Die Hoffnung von Viessmann – und auch allen anderen Herstellern für Wärmepumpen – war wohl, dass sich durch die neuen politischen Vorgaben ein Boom bei der Nachfrage nach Wärmepumpen ergeben würde. Um die Produktion hochzuskalieren, wurde entsprechend überall viel investiert – was auch einer der Gründe der Viessmanns war, das Klimageschäft zu verkaufen. Carrier Global habe schon viel Erfahrung in der Produktion von hohen Stückzahlen, so das Argument. Andere Hersteller, wie Vaillant, haben im Ausland große neue Produktionsstätten aufgebaut.

Nachfrage bei Wärmepumpen bricht ein – „Mythen, Polarisierung und Populismus“

Und nun das: Die Nachfrage kommt ins Stocken. Die Heizungsbauer haben in den ersten drei Monaten 2024 in Deutschland fast ein Drittel weniger Anlagen verkauft als noch vor einem Jahr. Der Absatz sei um 29 Prozent auf 217.500 Anlagen zurückgegangen, teilte der Bundesverband der Deutschen Heizungsindustrie (BDH) mit. Der Absatz von Wärmepumpen ging um 52 Prozent zurück, der von Biomasse-Anlagen um 81 Prozent. Bei den Gasheizungen lag das Minus bei 17 Prozent. Allein Ölheizungen legten zu – um 27 Prozent auf 27.500 Anlagen. Ein Debakel für die Industrie, die im politischen Berlin die Verantwortlichen sitzen sieht – aber auch bei den Medien.

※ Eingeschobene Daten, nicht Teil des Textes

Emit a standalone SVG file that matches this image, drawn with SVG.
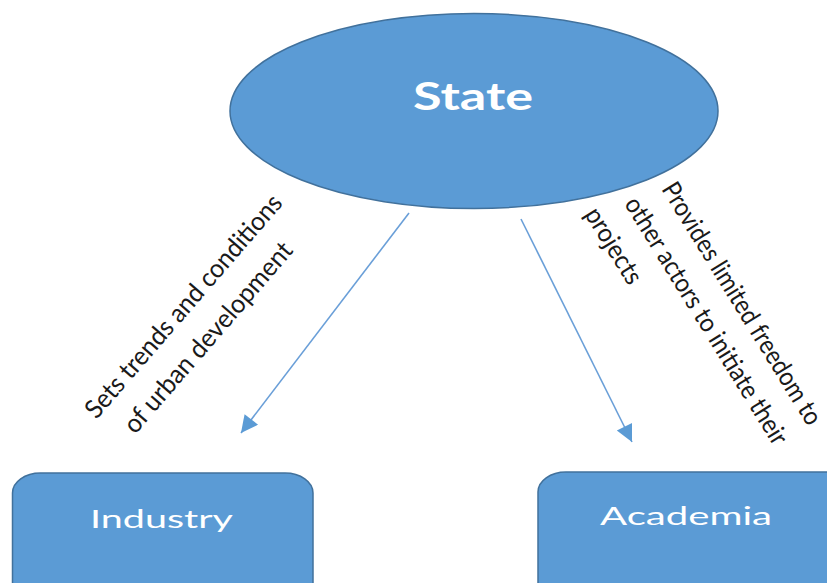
<svg xmlns="http://www.w3.org/2000/svg" width="827" height="583" viewBox="0 0 827 583">
  <style>
    .shape { fill: #5B9BD5; stroke: #41719C; stroke-width: 1.5; }
    .title { font-family: Lato, "Open Sans", sans-serif; fill: #ffffff; }
    .edge { stroke: #6A9FD8; stroke-width: 1.6; fill: none; }
    .note { font-family: Lato, "Open Sans", sans-serif; font-size: 26px; fill: #1a1a1a; }
  </style>
  <defs>
    <marker id="arrow" viewBox="0 0 10 10" refX="10" refY="5" markerWidth="21" markerHeight="17" markerUnits="userSpaceOnUse" orient="auto">
      <path d="M0,0 L10,5 L0,10 z" fill="#5B9BD5"/>
    </marker>
  </defs>
  <rect width="827" height="583" fill="#ffffff"/>

  <!-- connectors and their labels -->
  <g id="connectors">
    <line class="edge" x1="409" y1="213" x2="241" y2="433" marker-end="url(#arrow)"/>
    <line class="edge" x1="521" y1="219" x2="632" y2="442" marker-end="url(#arrow)"/>
    <g transform="translate(96.5,420) rotate(-49.1)">
      <text class="note" x="0" y="0" textLength="286" lengthAdjust="spacingAndGlyphs">Sets trends and conditions</text>
      <text class="note" x="14" y="39" textLength="243" lengthAdjust="spacingAndGlyphs">of urban development</text>
    </g>
    <g transform="translate(661,189) rotate(58.3)">
      <text class="note" x="0" y="0" textLength="280" lengthAdjust="spacingAndGlyphs">Provides limited freedom to</text>
      <text class="note" x="-7" y="39.4" textLength="286" lengthAdjust="spacingAndGlyphs">other actors to initiate their</text>
      <text class="note" x="-19" y="78.7" textLength="85" lengthAdjust="spacingAndGlyphs">projects</text>
    </g>
  </g>

  <g id="state">
    <ellipse class="shape" cx="474" cy="111" rx="244" ry="97.5"/>
    <text class="title" x="413" y="110" font-size="37.5" font-weight="bold" textLength="120" lengthAdjust="spacingAndGlyphs">State</text>
  </g>

  <g id="industry">
    <rect class="shape" x="12.5" y="473" width="300.5" height="140" rx="28" ry="20"/>
    <text class="title" x="90" y="528" font-size="25" textLength="143" lengthAdjust="spacingAndGlyphs">Industry</text>
  </g>

  <g id="academia">
    <rect class="shape" x="538" y="472" width="320" height="140" rx="28" ry="20"/>
    <text class="title" x="600" y="525" font-size="25" textLength="172" lengthAdjust="spacingAndGlyphs">Academia</text>
  </g>
</svg>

Der Wirtschaftswoche sagte Max Viessmann dazu vor wenigen Wochen: „Was rund um die Wärmepumpe passiert ist, ist an Dramatik nicht zu überbieten. [...] Eine Technologie, die nachweislich effizienter ist und Vorteile hat, wurde kaputt geredet. Was an Mythen verbreitet wurde, an Polarisierung und Populismus stattgefunden hat, hat mich fassungslos gemacht.“ Angesichts der angemeldeten Kurzarbeit bei Viessmann dürfte seine Fassungslosigkeit nicht weniger geworden sein.